### Exercise
Transcribe the full listing below exactly.

++++ Information supplied

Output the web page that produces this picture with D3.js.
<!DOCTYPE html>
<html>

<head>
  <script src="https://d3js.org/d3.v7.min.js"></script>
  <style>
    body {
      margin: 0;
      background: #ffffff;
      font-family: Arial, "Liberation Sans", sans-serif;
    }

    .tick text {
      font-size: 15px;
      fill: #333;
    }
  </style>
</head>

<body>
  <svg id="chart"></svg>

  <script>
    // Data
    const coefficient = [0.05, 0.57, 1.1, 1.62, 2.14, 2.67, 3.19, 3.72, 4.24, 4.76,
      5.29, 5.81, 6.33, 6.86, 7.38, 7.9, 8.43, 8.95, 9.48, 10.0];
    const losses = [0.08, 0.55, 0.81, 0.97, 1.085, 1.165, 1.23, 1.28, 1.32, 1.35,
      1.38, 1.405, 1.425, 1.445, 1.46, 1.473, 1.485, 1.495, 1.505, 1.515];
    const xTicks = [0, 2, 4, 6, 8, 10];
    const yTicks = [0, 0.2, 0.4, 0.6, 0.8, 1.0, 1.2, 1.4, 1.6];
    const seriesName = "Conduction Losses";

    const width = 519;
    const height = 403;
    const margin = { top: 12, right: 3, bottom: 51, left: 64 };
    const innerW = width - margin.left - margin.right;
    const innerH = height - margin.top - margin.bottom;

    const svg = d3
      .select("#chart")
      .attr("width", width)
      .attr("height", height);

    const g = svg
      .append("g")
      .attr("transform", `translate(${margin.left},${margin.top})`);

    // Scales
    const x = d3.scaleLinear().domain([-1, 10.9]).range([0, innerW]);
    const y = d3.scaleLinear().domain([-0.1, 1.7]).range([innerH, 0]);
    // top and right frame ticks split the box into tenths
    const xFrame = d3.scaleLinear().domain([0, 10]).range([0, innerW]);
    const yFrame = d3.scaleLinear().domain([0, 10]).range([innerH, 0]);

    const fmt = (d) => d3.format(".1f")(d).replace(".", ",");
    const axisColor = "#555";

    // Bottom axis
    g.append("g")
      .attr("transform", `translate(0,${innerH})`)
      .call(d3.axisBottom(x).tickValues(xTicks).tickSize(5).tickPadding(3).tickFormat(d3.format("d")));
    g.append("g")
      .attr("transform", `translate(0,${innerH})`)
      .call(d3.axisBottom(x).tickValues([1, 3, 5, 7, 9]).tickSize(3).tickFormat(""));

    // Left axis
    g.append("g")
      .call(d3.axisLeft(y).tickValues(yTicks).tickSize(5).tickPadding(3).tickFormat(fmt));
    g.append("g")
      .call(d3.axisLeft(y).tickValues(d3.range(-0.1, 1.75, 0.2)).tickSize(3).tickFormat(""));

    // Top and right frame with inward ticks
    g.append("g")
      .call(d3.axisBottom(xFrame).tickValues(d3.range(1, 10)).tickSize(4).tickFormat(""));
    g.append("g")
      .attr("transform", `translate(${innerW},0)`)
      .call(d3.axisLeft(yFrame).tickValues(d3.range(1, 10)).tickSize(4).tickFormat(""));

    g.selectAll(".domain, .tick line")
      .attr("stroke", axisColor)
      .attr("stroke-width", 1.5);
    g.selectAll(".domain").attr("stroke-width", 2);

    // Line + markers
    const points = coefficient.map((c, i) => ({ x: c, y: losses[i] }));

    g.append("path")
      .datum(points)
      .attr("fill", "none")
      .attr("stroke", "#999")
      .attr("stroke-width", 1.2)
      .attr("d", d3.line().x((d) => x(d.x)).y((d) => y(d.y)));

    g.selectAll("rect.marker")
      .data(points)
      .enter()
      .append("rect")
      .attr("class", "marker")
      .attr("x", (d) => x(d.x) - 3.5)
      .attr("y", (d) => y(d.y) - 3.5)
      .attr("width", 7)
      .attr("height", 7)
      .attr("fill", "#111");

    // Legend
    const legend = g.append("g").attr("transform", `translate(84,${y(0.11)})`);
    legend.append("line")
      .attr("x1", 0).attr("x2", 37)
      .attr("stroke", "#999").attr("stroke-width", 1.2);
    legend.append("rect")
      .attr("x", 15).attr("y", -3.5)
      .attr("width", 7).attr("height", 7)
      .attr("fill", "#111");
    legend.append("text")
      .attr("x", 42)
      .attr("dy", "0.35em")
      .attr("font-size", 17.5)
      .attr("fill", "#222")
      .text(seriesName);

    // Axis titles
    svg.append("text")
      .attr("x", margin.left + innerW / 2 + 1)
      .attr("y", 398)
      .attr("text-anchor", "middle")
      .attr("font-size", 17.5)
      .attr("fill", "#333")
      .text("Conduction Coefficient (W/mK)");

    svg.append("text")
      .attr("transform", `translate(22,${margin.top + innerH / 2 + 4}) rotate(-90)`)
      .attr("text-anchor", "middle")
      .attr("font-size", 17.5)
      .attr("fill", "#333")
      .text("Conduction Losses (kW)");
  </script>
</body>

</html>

++++++++

### In response
Output the web page that produces this picture with D3.js.
<!DOCTYPE html>
<html>

<head>
  <script src="https://d3js.org/d3.v7.min.js"></script>
  <style>
    body {
      margin: 0;
      background: #ffffff;
      font-family: Arial, "Liberation Sans", sans-serif;
    }

    .tick text {
      font-size: 15px;
      fill: #333;
    }
  </style>
</head>

<body>
  <svg id="chart"></svg>

  <script>
    // Data
    const coefficient = [0.05, 0.57, 1.1, 1.62, 2.14, 2.67, 3.19, 3.72, 4.24, 4.76,
      5.29, 5.81, 6.33, 6.86, 7.38, 7.9, 8.43, 8.95, 9.48, 10.0];
    const losses = [0.08, 0.55, 0.81, 0.97, 1.085, 1.165, 1.23, 1.28, 1.32, 1.35,
      1.38, 1.405, 1.425, 1.445, 1.46, 1.473, 1.485, 1.495, 1.505, 1.515];
    const xTicks = [0, 2, 4, 6, 8, 10];
    const yTicks = [0, 0.2, 0.4, 0.6, 0.8, 1.0, 1.2, 1.4, 1.6];
    const seriesName = "Conduction Losses";

    const width = 519;
    const height = 403;
    const margin = { top: 12, right: 3, bottom: 51, left: 64 };
    const innerW = width - margin.left - margin.right;
    const innerH = height - margin.top - margin.bottom;

    const svg = d3
      .select("#chart")
      .attr("width", width)
      .attr("height", height);

    const g = svg
      .append("g")
      .attr("transform", `translate(${margin.left},${margin.top})`);

    // Scales
    const x = d3.scaleLinear().domain([-1, 10.9]).range([0, innerW]);
    const y = d3.scaleLinear().domain([-0.1, 1.7]).range([innerH, 0]);
    // top and right frame ticks split the box into tenths
    const xFrame = d3.scaleLinear().domain([0, 10]).range([0, innerW]);
    const yFrame = d3.scaleLinear().domain([0, 10]).range([innerH, 0]);

    const fmt = (d) => d3.format(".1f")(d).replace(".", ",");
    const axisColor = "#555";

    // Bottom axis
    g.append("g")
      .attr("transform", `translate(0,${innerH})`)
      .call(d3.axisBottom(x).tickValues(xTicks).tickSize(5).tickPadding(3).tickFormat(d3.format("d")));
    g.append("g")
      .attr("transform", `translate(0,${innerH})`)
      .call(d3.axisBottom(x).tickValues([1, 3, 5, 7, 9]).tickSize(3).tickFormat(""));

    // Left axis
    g.append("g")
      .call(d3.axisLeft(y).tickValues(yTicks).tickSize(5).tickPadding(3).tickFormat(fmt));
    g.append("g")
      .call(d3.axisLeft(y).tickValues(d3.range(-0.1, 1.75, 0.2)).tickSize(3).tickFormat(""));

    // Top and right frame with inward ticks
    g.append("g")
      .call(d3.axisBottom(xFrame).tickValues(d3.range(1, 10)).tickSize(4).tickFormat(""));
    g.append("g")
      .attr("transform", `translate(${innerW},0)`)
      .call(d3.axisLeft(yFrame).tickValues(d3.range(1, 10)).tickSize(4).tickFormat(""));

    g.selectAll(".domain, .tick line")
      .attr("stroke", axisColor)
      .attr("stroke-width", 1.5);
    g.selectAll(".domain").attr("stroke-width", 2);

    // Line + markers
    const points = coefficient.map((c, i) => ({ x: c, y: losses[i] }));

    g.append("path")
      .datum(points)
      .attr("fill", "none")
      .attr("stroke", "#999")
      .attr("stroke-width", 1.2)
      .attr("d", d3.line().x((d) => x(d.x)).y((d) => y(d.y)));

    g.selectAll("rect.marker")
      .data(points)
      .enter()
      .append("rect")
      .attr("class", "marker")
      .attr("x", (d) => x(d.x) - 3.5)
      .attr("y", (d) => y(d.y) - 3.5)
      .attr("width", 7)
      .attr("height", 7)
      .attr("fill", "#111");

    // Legend
    const legend = g.append("g").attr("transform", `translate(84,${y(0.11)})`);
    legend.append("line")
      .attr("x1", 0).attr("x2", 37)
      .attr("stroke", "#999").attr("stroke-width", 1.2);
    legend.append("rect")
      .attr("x", 15).attr("y", -3.5)
      .attr("width", 7).attr("height", 7)
      .attr("fill", "#111");
    legend.append("text")
      .attr("x", 42)
      .attr("dy", "0.35em")
      .attr("font-size", 17.5)
      .attr("fill", "#222")
      .text(seriesName);

    // Axis titles
    svg.append("text")
      .attr("x", margin.left + innerW / 2 + 1)
      .attr("y", 398)
      .attr("text-anchor", "middle")
      .attr("font-size", 17.5)
      .attr("fill", "#333")
      .text("Conduction Coefficient (W/mK)");

    svg.append("text")
      .attr("transform", `translate(22,${margin.top + innerH / 2 + 4}) rotate(-90)`)
      .attr("text-anchor", "middle")
      .attr("font-size", 17.5)
      .attr("fill", "#333")
      .text("Conduction Losses (kW)");
  </script>
</body>

</html>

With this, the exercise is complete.